Requirements
Drop every picture. Then return, exactly, the lines from the beginning of the listing below through the one containing "labelsize=14, labelcolor=txt, pad=16)".

Data extract
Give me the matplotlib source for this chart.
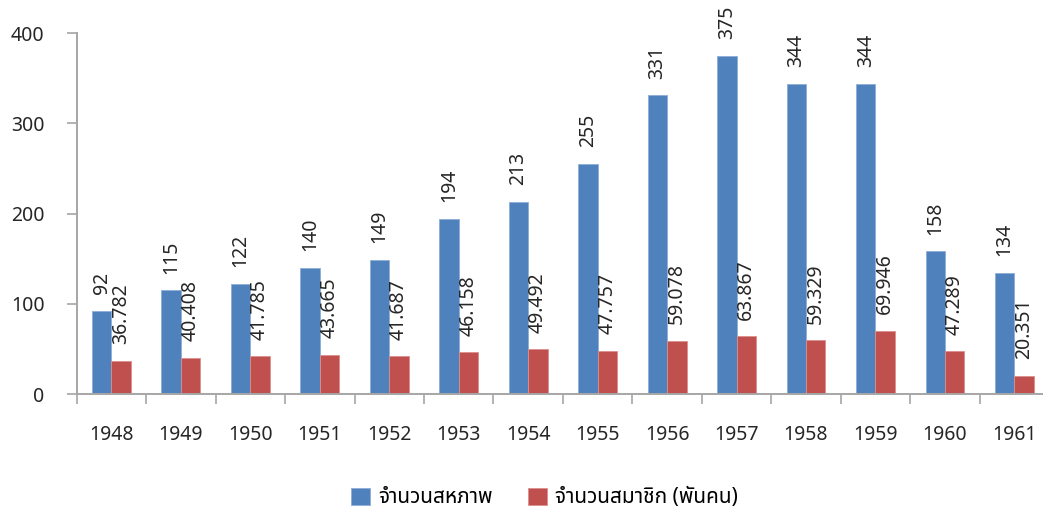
import matplotlib
matplotlib.use("Agg")
import matplotlib.pyplot as plt
from matplotlib import font_manager
import numpy as np

years = ["1948", "1949", "1950", "1951", "1952", "1953", "1954",
         "1955", "1956", "1957", "1958", "1959", "1960", "1961"]
unions = [92, 115, 122, 140, 149, 194, 213, 255, 331, 375, 344, 344, 158, 134]
members = [36.782, 40.408, 41.785, 43.665, 41.687, 46.158, 49.492,
           47.757, 59.078, 63.867, 59.329, 69.946, 47.289, 20.351]
union_labels = [str(v) for v in unions]
member_labels = ["36.782", "40.408", "41.785", "43.665", "41.687", "46.158", "49.492",
                 "47.757", "59.078", "63.867", "59.329", "69.946", "47.289", "20.351"]
series_names = ["จำนวนสหภาพ", "จำนวนสมาชิก (พันคน)"]

# Thai glyphs need a fallback family; use whatever Thai font is installed
installed = sorted({f.name for f in font_manager.fontManager.ttflist})
preferred = ["Tahoma", "Noto Sans Thai", "Sarabun", "Loma", "Garuda"]
thai_fonts = [n for n in preferred if n in installed]
thai_fonts += [n for n in installed if "Thai" in n and n not in thai_fonts]
plt.rcParams["font.family"] = ["Noto Sans"] + thai_fonts + ["DejaVu Sans"]

blue = "#4F81BD"
red = "#C0504D"
grey = "#A6A6A6"
txt = "#262626"

fig = plt.figure(figsize=(10.43, 5.08), dpi=100)
ax = fig.add_axes([0.0735, 0.2244, 0.9324, 0.7106])

x = np.arange(len(years))
w = 0.28
b1 = ax.bar(x - w / 2, unions, w, color=blue, edgecolor="#8DAED6", linewidth=0.6, label=series_names[0])
b2 = ax.bar(x + w / 2, members, w, color=red, edgecolor="#DC8E8C", linewidth=0.6, label=series_names[1])
ax.bar_label(b1, labels=union_labels, rotation=90, padding=12, fontsize=14, color=txt)
ax.bar_label(b2, labels=member_labels, rotation=90, padding=12, fontsize=14, color=txt)

ax.set_xlim(-0.5, len(years) - 0.5)
ax.set_ylim(0, 400)
ax.set_yticks([0, 100, 200, 300, 400])
ax.tick_params(axis="y", length=7, width=1.2, color=grey, labelsize=14, labelcolor=txt, pad=16)

ax.set_xticks(x)
ax.set_xticklabels(years)
ax.tick_params(axis="x", which="major", length=0, labelsize=14, labelcolor=txt, pad=22)
ax.set_xticks(np.arange(-0.5, len(years) + 0.5), minor=True)
ax.tick_params(axis="x", which="minor", length=7, width=1.2, color=grey)

for s in ["top", "right"]:
    ax.spines[s].set_visible(False)
for s in ["left", "bottom"]:
    ax.spines[s].set_color(grey)
    ax.spines[s].set_linewidth(1.4)

fig.legend(handles=[b1, b2], labels=series_names, loc="center", bbox_to_anchor=(0.522, 0.02),
           ncol=2, frameon=False, fontsize=15, handlelength=0.9, handleheight=0.9,
           columnspacing=1.7, handletextpad=0.4, borderpad=0)

fig.savefig("out.png", dpi=100)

Response to this task
Give me the matplotlib source for this chart.
import matplotlib
matplotlib.use("Agg")
import matplotlib.pyplot as plt
from matplotlib import font_manager
import numpy as np

years = ["1948", "1949", "1950", "1951", "1952", "1953", "1954",
         "1955", "1956", "1957", "1958", "1959", "1960", "1961"]
unions = [92, 115, 122, 140, 149, 194, 213, 255, 331, 375, 344, 344, 158, 134]
members = [36.782, 40.408, 41.785, 43.665, 41.687, 46.158, 49.492,
           47.757, 59.078, 63.867, 59.329, 69.946, 47.289, 20.351]
union_labels = [str(v) for v in unions]
member_labels = ["36.782", "40.408", "41.785", "43.665", "41.687", "46.158", "49.492",
                 "47.757", "59.078", "63.867", "59.329", "69.946", "47.289", "20.351"]
series_names = ["จำนวนสหภาพ", "จำนวนสมาชิก (พันคน)"]

# Thai glyphs need a fallback family; use whatever Thai font is installed
installed = sorted({f.name for f in font_manager.fontManager.ttflist})
preferred = ["Tahoma", "Noto Sans Thai", "Sarabun", "Loma", "Garuda"]
thai_fonts = [n for n in preferred if n in installed]
thai_fonts += [n for n in installed if "Thai" in n and n not in thai_fonts]
plt.rcParams["font.family"] = ["Noto Sans"] + thai_fonts + ["DejaVu Sans"]

blue = "#4F81BD"
red = "#C0504D"
grey = "#A6A6A6"
txt = "#262626"

fig = plt.figure(figsize=(10.43, 5.08), dpi=100)
ax = fig.add_axes([0.0735, 0.2244, 0.9324, 0.7106])

x = np.arange(len(years))
w = 0.28
b1 = ax.bar(x - w / 2, unions, w, color=blue, edgecolor="#8DAED6", linewidth=0.6, label=series_names[0])
b2 = ax.bar(x + w / 2, members, w, color=red, edgecolor="#DC8E8C", linewidth=0.6, label=series_names[1])
ax.bar_label(b1, labels=union_labels, rotation=90, padding=12, fontsize=14, color=txt)
ax.bar_label(b2, labels=member_labels, rotation=90, padding=12, fontsize=14, color=txt)

ax.set_xlim(-0.5, len(years) - 0.5)
ax.set_ylim(0, 400)
ax.set_yticks([0, 100, 200, 300, 400])
ax.tick_params(axis="y", length=7, width=1.2, color=grey, labelsize=14, labelcolor=txt, pad=16)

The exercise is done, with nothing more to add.